Giving me a gold card was a clever move. You gaslighted me. You made me think you were doing this kind, virtuous, generous thing, but you knew. You knew you were the only one who was going to profit from it and you let me make a fool out of myself in the process. Well the joke's on you. I brought my own drink in Capri-Sun pouches. So there. I'm not proud of that either, but I need you to know you didn't get everything out of me.
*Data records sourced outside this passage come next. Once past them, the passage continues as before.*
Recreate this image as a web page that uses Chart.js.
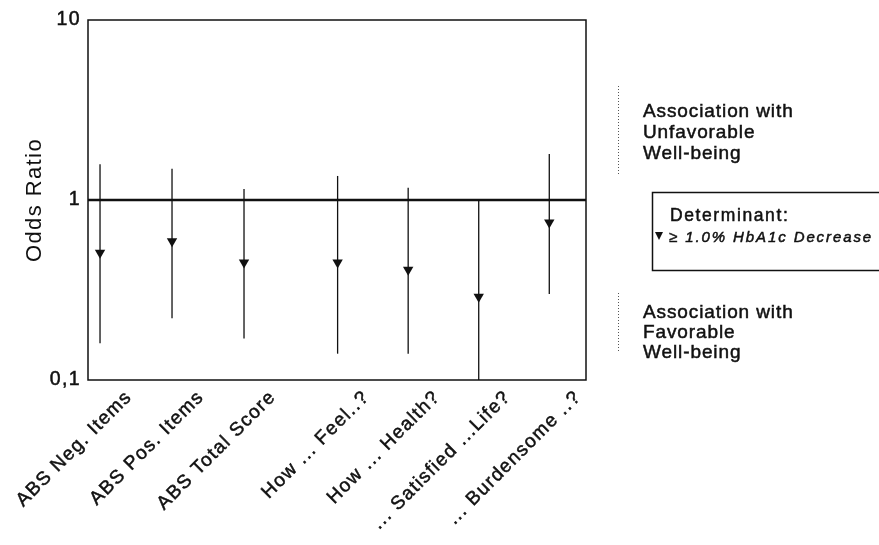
<!DOCTYPE html>
<html>
<head>
<meta charset="utf-8">
<script src="https://cdn.jsdelivr.net/npm/chart.js@4/dist/chart.umd.min.js"></script>
<style>
  html, body { margin: 0; padding: 0; background: #fff; }
  #wrap { width: 879px; height: 545px; }
</style>
</head>
<body>
<div id="wrap"><canvas id="orChart" width="879" height="545"></canvas></div>
<script>
const categories = ["ABS Neg. Items", "ABS Pos. Items", "ABS Total Score", "How ... Feel..?", "How ... Health?", "... Satisfied ...Life?", "... Burdensome ..?"];
// slot of each item on the x axis (the single questions sit after a small gap)
const slots = [1, 2, 3, 4.3, 5.28, 6.26, 7.24];
const oddsRatio = [0.51, 0.59, 0.45, 0.45, 0.41, 0.29, 0.75];
const ciLower = [0.16, 0.22, 0.17, 0.14, 0.14, 0.10, 0.30];
const ciUpper = [1.58, 1.49, 1.15, 1.36, 1.17, 1.00, 1.80];
const yTicks = [0.1, 1, 10];
const legendTitle = "Determinant:";
const legendItem = "≥ 1.0% HbA1c Decrease";
const noteUp = ["Association with", "Unfavorable", "Well-being"];
const noteDown = ["Association with", "Favorable", "Well-being"];

const FONT = "'Liberation Sans', Arial, Helvetica, sans-serif";
const INK = "#111";

const textSpacing = {
  id: "textSpacing",
  beforeDraw(chart) {
    chart.ctx.letterSpacing = "1.4px";
  }
};

const frameAndBars = {
  id: "frameAndBars",
  beforeDatasetsDraw(chart) {
    const { ctx, chartArea: a, scales: { x, y } } = chart;
    ctx.save();
    ctx.strokeStyle = INK;
    ctx.lineWidth = 1.5;
    ctx.strokeRect(a.left, a.top, a.right - a.left, a.bottom - a.top);

    ctx.lineWidth = 2.5;
    const y1 = y.getPixelForValue(1);
    ctx.beginPath();
    ctx.moveTo(a.left, y1);
    ctx.lineTo(a.right, y1);
    ctx.stroke();

    ctx.lineWidth = 1.3;
    slots.forEach((s, i) => {
      const px = x.getPixelForValue(s);
      ctx.beginPath();
      ctx.moveTo(px, y.getPixelForValue(ciLower[i]));
      ctx.lineTo(px, y.getPixelForValue(ciUpper[i]));
      ctx.stroke();
    });
    ctx.restore();
  }
};

function inkText(ctx, s, x, y) {
  ctx.fillText(s, x, y);
  ctx.strokeText(s, x, y);
}

const sideNotes = {
  id: "sideNotes",
  afterDraw(chart) {
    const ctx = chart.ctx;
    ctx.save();
    ctx.fillStyle = INK;
    ctx.strokeStyle = "#555";
    ctx.textBaseline = "middle";
    ctx.textAlign = "left";

    // dotted markers
    ctx.lineWidth = 1;
    ctx.setLineDash([1, 2]);
    [[86, 176], [293, 352]].forEach(([t, b]) => {
      ctx.beginPath();
      ctx.moveTo(618.5, t);
      ctx.lineTo(618.5, b);
      ctx.stroke();
    });
    ctx.setLineDash([]);

    ctx.strokeStyle = INK;
    ctx.lineWidth = 0.5;
    ctx.letterSpacing = "0.9px";
    ctx.font = "19px " + FONT;
    noteUp.forEach((s, i) => inkText(ctx, s, 643, 112 + i * 21));
    noteDown.forEach((s, i) => inkText(ctx, s, 643, 313 + i * 20));

    ctx.letterSpacing = "1.6px";
    ctx.font = "17.5px " + FONT;
    inkText(ctx, legendTitle, 670, 216);

    ctx.beginPath();
    ctx.moveTo(655, 232);
    ctx.lineTo(663, 232);
    ctx.lineTo(659, 240);
    ctx.closePath();
    ctx.fill();

    ctx.letterSpacing = "1.9px";
    ctx.font = "italic 15px " + FONT;
    inkText(ctx, legendItem, 669, 238);

    // legend box
    ctx.lineWidth = 1.5;
    ctx.strokeRect(652.5, 192.5, 240, 78);
    ctx.restore();
  }
};

new Chart(document.getElementById("orChart"), {
  type: "scatter",
  data: {
    datasets: [{
      data: slots.map((s, i) => ({ x: s, y: oddsRatio[i] })),
      pointStyle: "triangle",
      rotation: 180,
      radius: 6,
      backgroundColor: INK,
      borderColor: INK,
      borderWidth: 0
    }]
  },
  options: {
    responsive: false,
    animation: false,
    events: [],
    layout: { padding: { left: 0, top: 20, right: 293, bottom: 0 } },
    plugins: { legend: { display: false }, tooltip: { enabled: false } },
    scales: {
      x: {
        type: "linear",
        min: 0.833,
        max: 7.75,
        grid: { display: false, drawTicks: false },
        border: { display: false },
        afterBuildTicks: (s) => { s.ticks = slots.map((v) => ({ value: v })); },
        afterFit: (s) => { s.height = 165; s.paddingLeft = 0; s.paddingRight = 0; },
        ticks: {
          autoSkip: false,
          minRotation: 45,
          maxRotation: 45,
          labelOffset: 29,
          padding: 6,
          color: INK,
          textStrokeColor: INK,
          textStrokeWidth: 0.5,
          font: { family: FONT, size: 19 },
          callback: (v, i) => categories[i]
        }
      },
      y: {
        type: "logarithmic",
        min: 0.1,
        max: 10,
        grid: { display: false, drawTicks: false },
        border: { display: false },
        afterBuildTicks: (s) => { s.ticks = yTicks.map((v) => ({ value: v })); },
        afterFit: (s) => { s.width = 88; s.paddingTop = 0; s.paddingBottom = 0; },
        ticks: {
          padding: 7,
          color: INK,
          textStrokeColor: INK,
          textStrokeWidth: 0.5,
          font: { family: FONT, size: 19.5 },
          callback: (v) => String(v).replace(".", ",")
        },
        title: {
          display: true,
          text: "Odds Ratio",
          color: INK,
          font: { family: FONT, size: 22 },
          padding: { top: 22, bottom: 0 }
        }
      }
    }
  },
  plugins: [textSpacing, frameAndBars, sideNotes]
});
</script>
</body>
</html>
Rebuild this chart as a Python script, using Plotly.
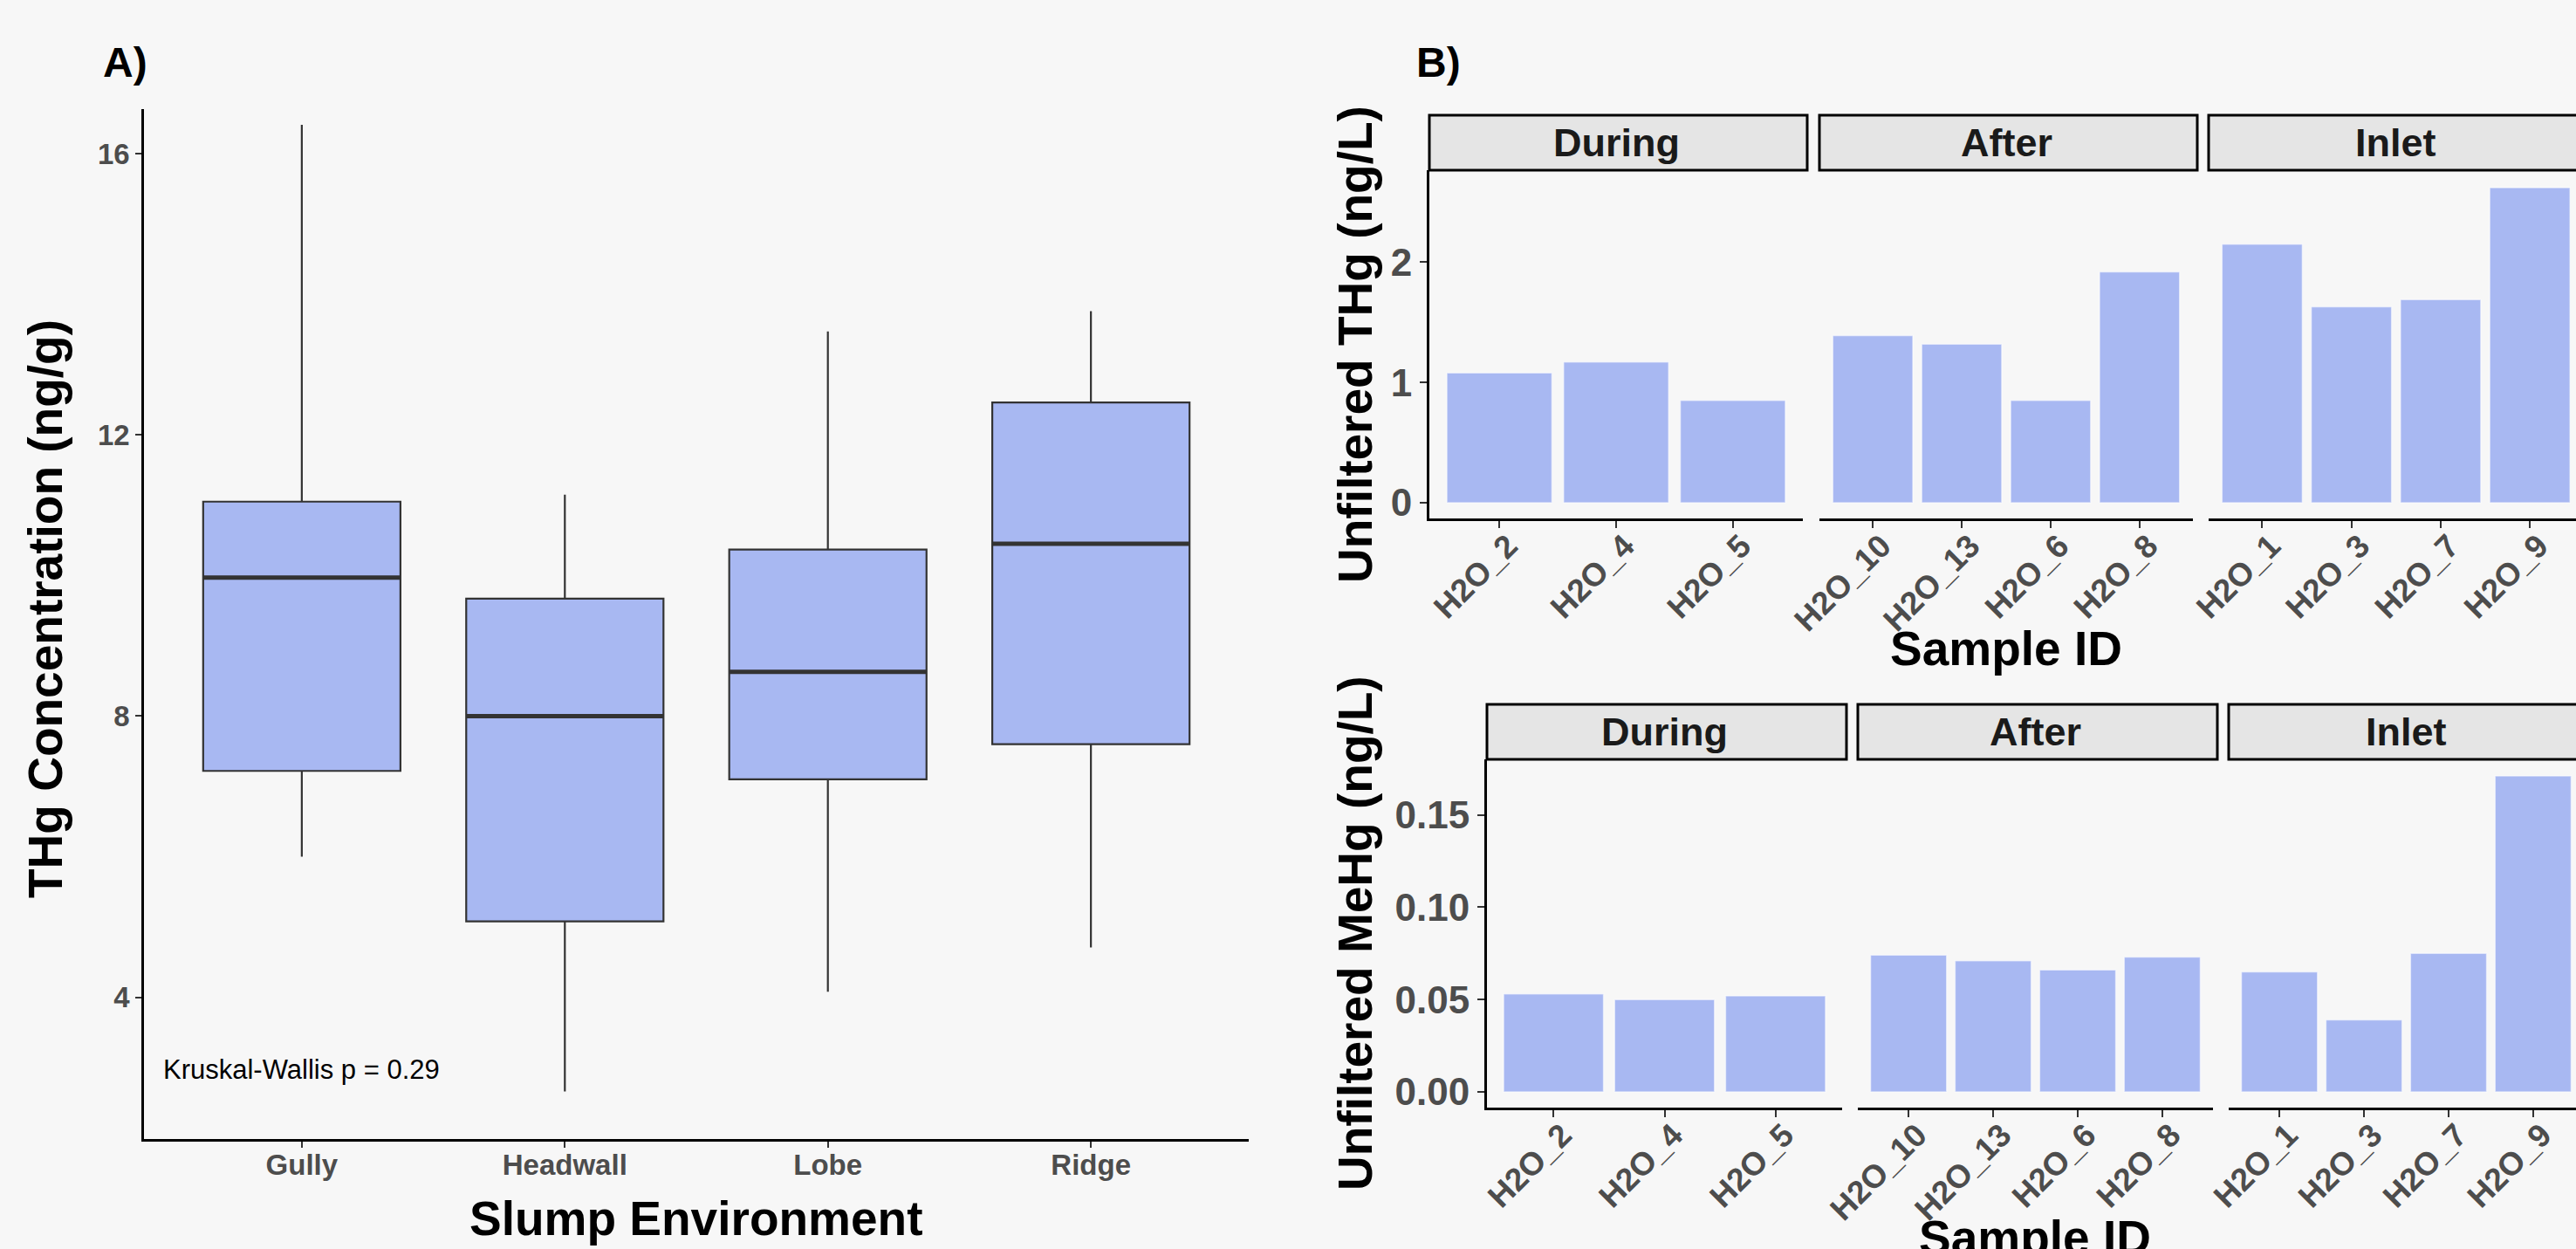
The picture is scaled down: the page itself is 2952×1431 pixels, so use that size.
import plotly.graph_objects as go

# ---------------- data ----------------
environments = ["Gully", "Headwall", "Lobe", "Ridge"]
thg_q1 = [7.22, 5.08, 7.10, 7.60]
thg_median = [9.97, 8.00, 8.63, 10.45]
thg_q3 = [11.05, 9.67, 10.37, 12.46]
thg_lower = [6.00, 2.66, 4.08, 4.71]
thg_upper = [16.41, 11.15, 13.47, 13.76]

phases = ["During", "After", "Inlet"]
during_ids = ["H2O_2", "H2O_4", "H2O_5"]
after_ids = ["H2O_10", "H2O_13", "H2O_6", "H2O_8"]
inlet_ids = ["H2O_1", "H2O_3", "H2O_7", "H2O_9"]

thg_during = [1.08, 1.17, 0.85]
thg_after = [1.39, 1.32, 0.85, 1.92]
thg_inlet = [2.15, 1.63, 1.69, 2.62]

mehg_during = [0.053, 0.050, 0.052]
mehg_after = [0.074, 0.071, 0.066, 0.073]
mehg_inlet = [0.065, 0.039, 0.075, 0.171]

kw_label = "Kruskal-Wallis p = 0.29"

# ---------------- style ----------------
W, H = 2952, 1431
BG = "#F7F7F7"
FILL = "#A8B8F2"
FONT = "Liberation Sans"
TICK_GRAY = "#4D4D4D"


def px(x):
    return x / W


def py(y):
    return 1 - y / H


fig = go.Figure()

# Panel A: boxplot
fig.add_trace(go.Box(
    x=environments, q1=thg_q1, median=thg_median, q3=thg_q3,
    lowerfence=thg_lower, upperfence=thg_upper,
    fillcolor=FILL, line=dict(color="#333333", width=2.2), whiskerwidth=0,
    width=0.75, boxpoints=False, showlegend=False, hoverinfo="skip",
    xaxis="x", yaxis="y",
))
shapes = []
for i, m in enumerate(thg_median):
    shapes.append(dict(type="line", xref="x", yref="y", x0=i - 0.375, x1=i + 0.375,
                       y0=m, y1=m, line=dict(color="#333333", width=5)))

# Panel B bars
groups = [(during_ids, thg_during, mehg_during),
          (after_ids, thg_after, mehg_after),
          (inlet_ids, thg_inlet, mehg_inlet)]

bar_line = dict(color="rgba(255,255,255,0.55)", width=1.5)
for k, (ids, thg, mehg) in enumerate(groups):
    fig.add_trace(go.Bar(x=ids, y=thg, marker=dict(color=FILL, line=bar_line), width=0.9,
                         showlegend=False, hoverinfo="skip",
                         xaxis="x%d" % (2 + k), yaxis="y2"))
    fig.add_trace(go.Bar(x=ids, y=mehg, marker=dict(color=FILL, line=bar_line), width=0.9,
                         showlegend=False, hoverinfo="skip",
                         xaxis="x%d" % (5 + k), yaxis="y3"))

# ---------------- layout geometry (pixels) ----------------
top_x = [(1638, 2066), (2085, 2513), (2531, 2960.5)]
bot_x = [(1704, 2111), (2129, 2536), (2554, 2961)]
top_y = (195, 594)
bot_y = (870, 1269)
top_strip = (132, 195)
bot_strip = (807, 870)

axis_common = dict(showgrid=False, zeroline=False, showline=True, linecolor="black",
                   ticks="outside", tickcolor="#333333", fixedrange=True,
                   automargin=False)

layout = dict(
    width=W, height=H, autosize=False,
    margin=dict(l=0, r=0, t=0, b=0, pad=0),
    paper_bgcolor=BG, plot_bgcolor=BG,
    font=dict(family=FONT),
    xaxis=dict(axis_common, domain=[px(165), px(1431)], anchor="y", type="category",
               range=[-0.6, 3.6], linewidth=2.5, ticklen=7, tickwidth=2,
               ticklabelstandoff=-8,
               tickfont=dict(size=33, color=TICK_GRAY, weight="bold")),
    yaxis=dict(axis_common, domain=[py(1305), py(125)], anchor="x",
               range=[1.984, 16.634], tickvals=[4, 8, 12, 16], linewidth=2.5,
               ticklen=7, tickwidth=2,
               tickfont=dict(size=33, color=TICK_GRAY, weight="bold")),
    yaxis2=dict(axis_common, domain=[py(top_y[1]), py(top_y[0])], anchor="x2",
                range=[-0.1314, 2.766], tickvals=[0, 1, 2], linewidth=3, ticklen=8, tickwidth=2,
                tickfont=dict(size=44, color=TICK_GRAY, weight="bold")),
    yaxis3=dict(axis_common, domain=[py(bot_y[1]), py(bot_y[0])], anchor="x5",
                range=[-0.0085, 0.18], tickvals=[0, 0.05, 0.10, 0.15], tickformat=".2f",
                linewidth=3, ticklen=8, tickwidth=2,
                tickfont=dict(size=44, color=TICK_GRAY, weight="bold")),
    shapes=shapes,
)

ncats = [len(during_ids), len(after_ids), len(inlet_ids)]
for k in range(3):
    for row, (xs, yname) in enumerate([(top_x, "y2"), (bot_x, "y3")]):
        ax_idx = 2 + k + 3 * row
        x0, x1 = xs[k]
        right_edge = min(x1, W)
        n = ncats[k]
        full_range = n - 1 + 1.2
        ppu = (x1 - x0) / full_range
        hi = (n - 1 + 0.6) - (x1 - right_edge) / ppu
        layout["xaxis%d" % ax_idx] = dict(
            axis_common, domain=[px(x0), px(right_edge)], anchor=yname, type="category",
            range=[-0.6, hi], linewidth=3, ticklen=8, tickwidth=2, tickangle=-45,
            ticklabelstandoff=-16, ticklabelshift=10,
            tickfont=dict(size=37, color=TICK_GRAY, weight="bold"))

fig.update_layout(**layout)

# strips
for xs, (s0, s1) in [(top_x, top_strip), (bot_x, bot_strip)]:
    for k, (x0, x1) in enumerate(xs):
        fig.add_shape(type="rect", xref="paper", yref="paper",
                      x0=px(x0), x1=px(x1 + 5), y0=py(s1), y1=py(s0),
                      fillcolor="#E5E5E5", line=dict(color="black", width=3), layer="above")
        fig.add_annotation(text=phases[k], xref="paper", yref="paper",
                           x=px((x0 + x1) / 2), y=py((s0 + s1) / 2), showarrow=False,
                           xanchor="center", yanchor="middle",
                           font=dict(size=45, color="#1A1A1A", family=FONT, weight="bold"))

title_font = dict(size=55, color="black", family=FONT, weight="bold")
annots = [
    dict(text="A)", x=px(116), y=py(72), xanchor="left", yanchor="middle",
         font=dict(size=48, color="black", family=FONT, weight="bold")),
    dict(text="B)", x=px(1621), y=py(72), xanchor="left", yanchor="middle",
         font=dict(size=48, color="black", family=FONT, weight="bold")),
    dict(text="THg Concentration (ng/g)", x=px(52), y=py(698), textangle=-90,
         xanchor="center", yanchor="middle", font=title_font),
    dict(text="Slump Environment", x=px(798), y=py(1396), xanchor="center",
         yanchor="middle", font=title_font),
    dict(text="Unfiltered THg (ng/L)", x=px(1553), y=py(395), textangle=-90,
         xanchor="center", yanchor="middle", font=title_font),
    dict(text="Unfiltered MeHg (ng/L)", x=px(1553), y=py(1069), textangle=-90,
         xanchor="center", yanchor="middle", font=title_font),
    dict(text="Sample ID", x=px(2299), y=py(743), xanchor="center", yanchor="middle",
         font=title_font),
    dict(text="Sample ID", x=px(2332), y=py(1418), xanchor="center", yanchor="middle",
         font=title_font),
    dict(text=kw_label, x=px(185), y=py(1225), xanchor="left", yanchor="middle",
         font=dict(size=31, color="black", family=FONT)),
]
for a in annots:
    fig.add_annotation(xref="paper", yref="paper", showarrow=False, **a)

fig.write_html("out.html", config={"displayModeBar": False},
               post_script="document.body.style.margin='0';document.body.style.overflow='hidden';")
Anyway, I should have been mature and explained this a long time ago. I'm sorry if you feel abandoned. Although, I've been keeping an eye on your social pages and it seems like you've found loads of new girls. I was jealous at the start. Now I'm OK with it. Please mind them and make sure they're safe. They put a lot of trust in you. I had some great times with you, Coppers. Let's keep it that way for your future flings.
Anyway, I better get back to my less fluorescent, less headachey life.
I see you've dipped your toe into settling down? You're open to daytime activities like lunch and coffee and jumping on the cleaner living buzz. I admire you for that and I wish you every success with it. Maybe I'll come by yours for that €5 lunch some day. You do know that chicken Kiev isn't healthy though, don't you? SORRY! I'll stop being negative. You're doing great, Coppers. May we never cross paths again.
As Adele says, 'I wish nothing but the best for you-u-u'.
PS: Any chance I could get those three jackets back? I called but you didn't answer. Even though it was Tuesday between 5-7.